Sunday 22 June 2014

Will England ever learn? #World Cup 2014

Following England's 2-1 defeat to Uruguay on Thursday, that effectively ended England's World Cup campaign. ITV's cameras panned onto some England fans looking shocked and bewildered over what had just happened.

I thought to myself, what exactly are you shocked about?


Here's what happened. A rather average mediocre side lost to a slightly better side that had a truly world class striker upfront who scored two goals.

England's exit from the World Cup - the first time they've failed to get out the group stage since 1958 hasn't upset me too much.

We have some good attacking players, an average midfield and possibly one of the weakest defences I've ever seen from an England side.

Like a number of England fans I've seen too many failures over the last 25 years to realise that England are never going to achieve anything at international level until there are major changes in the structure and organisation of English football.

Will this happen? It's hard to say, but as things currently stand England will keep on failing at every tournament.

It should be remembered that England were in a tough group with Italy and Uruguay and nobody expected Costa Rica to have the success they've had.

England played reasonably well in both games but lacked the know how to get a result. Going out in the first round is always humiliating for the big football nations.

Spain, Italy, and France have gone out at the group stage in recent tournaments. The difference between them and England is that they bounce back immediately getting to major finals. You know with England that's not going to happen.

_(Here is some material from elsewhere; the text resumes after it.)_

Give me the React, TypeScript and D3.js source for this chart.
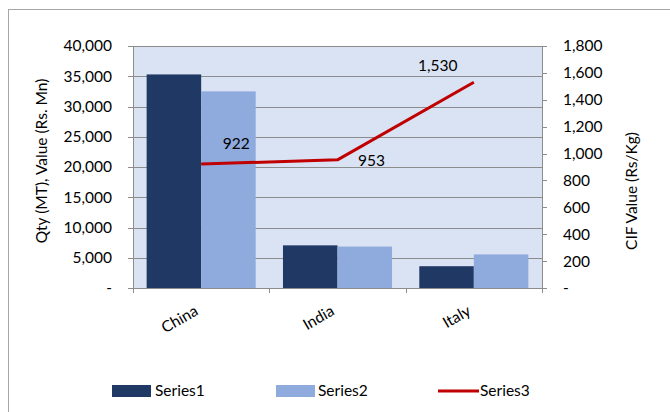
import React from "react";
import * as d3 from "d3";

const categories = ["China", "India", "Italy"];
const series1 = [35300, 7050, 3600];
const series2 = [32500, 6850, 5550];
const series3 = [922, 953, 1530];
const leftTicks = [0, 5000, 10000, 15000, 20000, 25000, 30000, 35000, 40000];
const rightTicks = [0, 200, 400, 600, 800, 1000, 1200, 1400, 1600, 1800];
const seriesNames = ["Series1", "Series2", "Series3"];

const W = 670;
const H = 412;
const FONT = "Lato, 'Open Sans', sans-serif";
const C1 = "#203864";
const C2 = "#8faadc";
const C3 = "#c00000";

export default function App() {
  const left = 133;
  const right = 542;
  const top = 46;
  const bottom = 288;

  const x = d3.scaleBand<string>().domain(categories).range([left, right]).paddingInner(0).paddingOuter(0);
  const bw = x.bandwidth() / 2.5;
  const yL = d3.scaleLinear().domain([0, 40000]).range([bottom, top]);
  const yR = d3.scaleLinear().domain([0, 1800]).range([bottom, top]);
  const fmt = (v: number) => (v === 0 ? "-" : d3.format(",")(v));

  const cx = (c: string) => (x(c) as number) + x.bandwidth() / 2;
  const line = d3
    .line<number>()
    .x((_, i) => cx(categories[i]))
    .y((d) => yR(d));

  const labelOffsets = [
    [35, -20],
    [34, 1],
    [-36, -17],
  ];

  return (
    <svg
      width={W}
      height={H}
      style={{ position: "absolute", left: 0, top: 0, background: "#fff" }}
      fontFamily={FONT}
    >
      <rect x={8.5} y={9.5} width={800} height={600} fill="#fff" stroke="#a6a6a6" strokeWidth={1} />
      <rect x={left} y={top} width={right - left} height={bottom - top} fill="#dae3f3" />
      {leftTicks.slice(1).map((t) => (
        <line key={t} x1={left} x2={right} y1={Math.round(yL(t)) + 0.5} y2={Math.round(yL(t)) + 0.5} stroke="#8c8c8c" strokeWidth={1} />
      ))}
      {categories.map((c, i) => (
        <g key={c}>
          <rect x={(x(c) as number) + bw * 0.25} y={yL(series1[i])} width={bw} height={bottom - yL(series1[i])} fill={C1} />
          <rect x={(x(c) as number) + bw * 1.25} y={yL(series2[i])} width={bw} height={bottom - yL(series2[i])} fill={C2} />
        </g>
      ))}
      {/* left axis */}
      <line x1={left + 0.5} x2={left + 0.5} y1={top} y2={bottom + 5} stroke="#8c8c8c" />
      {leftTicks.map((t) => (
        <g key={t}>
          <line x1={left - 5} x2={left} y1={Math.round(yL(t)) + 0.5} y2={Math.round(yL(t)) + 0.5} stroke="#8c8c8c" />
          <text x={left - 21} y={yL(t)} dy="0.35em" textAnchor="end" fontSize={15.5} fill="#000">
            {fmt(t)}
          </text>
        </g>
      ))}
      {/* right axis */}
      <line x1={right + 0.5} x2={right + 0.5} y1={top} y2={bottom} stroke="#8c8c8c" />
      {rightTicks.map((t) => (
        <g key={t}>
          <line x1={right} x2={right + 5} y1={Math.round(yR(t)) + 0.5} y2={Math.round(yR(t)) + 0.5} stroke="#8c8c8c" />
          <text x={right + 21} y={yR(t)} dy="0.35em" textAnchor="start" fontSize={15.5} fill="#000">
            {fmt(t)}
          </text>
        </g>
      ))}
      {/* x axis */}
      <line x1={left - 5} x2={right} y1={bottom + 0.5} y2={bottom + 0.5} stroke="#8c8c8c" />
      {[...categories.map((c) => x(c) as number), right].map((v, i) => (
        <line key={i} x1={Math.round(v) + 0.5} x2={Math.round(v) + 0.5} y1={bottom} y2={bottom + 5} stroke="#8c8c8c" />
      ))}
      {categories.map((c) => (
        <text
          key={c}
          transform={`translate(${cx(c) - 2},${bottom + 26}) rotate(-30)`}
          textAnchor="end"
          fontSize={15.5}
          fill="#000"
        >
          {c}
        </text>
      ))}
      {/* line series */}
      <path d={line(series3) || ""} fill="none" stroke={C3} strokeWidth={3} strokeLinejoin="round" />
      {series3.map((v, i) => (
        <text
          key={i}
          x={cx(categories[i]) + labelOffsets[i][0]}
          y={yR(v) + labelOffsets[i][1]}
          dy="0.35em"
          textAnchor="middle"
          fontSize={15.5}
          fill="#000"
        >
          {d3.format(",")(v)}
        </text>
      ))}
      {/* axis titles */}
      <text transform={`translate(42,161) rotate(-90)`} textAnchor="middle" dy="0.35em" fontSize={15.5} fill="#000">
        Qty (MT), Value (Rs. Mn)
      </text>
      <text transform={`translate(632,191) rotate(-90)`} textAnchor="middle" dy="0.35em" fontSize={15.5} fill="#000">
        CIF Value (Rs/Kg)
      </text>
      {/* legend */}
      <rect x={112} y={385} width={39} height={12} fill={C1} />
      <text x={155} y={391} dy="0.35em" fontSize={15.5} fill="#000">{seriesNames[0]}</text>
      <rect x={276} y={385} width={39} height={12} fill={C2} />
      <text x={318} y={391} dy="0.35em" fontSize={15.5} fill="#000">{seriesNames[1]}</text>
      <line x1={438} x2={479} y1={391} y2={391} stroke={C3} strokeWidth={3} />
      <text x={480} y={391} dy="0.35em" fontSize={15.5} fill="#000">{seriesNames[2]}</text>
    </svg>
  );
}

Before writing this blog I looked back at the post I wrote four years ago after England got knocked out by Germany in South Africa

What's most depressing is that many of the reasons for England's failure then still apply now. Lack of English players playing in the Premier League, poor technique, lack of tactical awareness, poor coaching at youth level.

Expectations were low this time round, but with a good crop of promising young players coming through expectations did start to increase.

You can't expect young players to carry a team to the latter stages of a major tournament. As Gary Lineker said, excluding Wayne Rooney we don't have enough quality players aged between 25 - 30 to really make an impact.

As for the future, should Roy Hodgson resign? No, he can only work with the players available. He may have gone against his natural cautious instinct in his tactics but realistically there's nobody else available. We don't have enough English managers coming through and managing at the highest level.

We do have a promising group of young players but it's just promise. There's no guarantee they will all come through and because the Premier is full of foreign players, English players get hyped in way that does them no favours.

If there's one thing I notice about football compared to 20 - 25 years ago, it's how tactical football has become - even intellectual.

In England we've traditionally looked for virtues such has hard work, passion, giving 100%. This is becoming outdated and can only take you so far.

England has to produce more tactically aware players with greater footballing intelligence. Until we do so we'll keep on failing time and time again.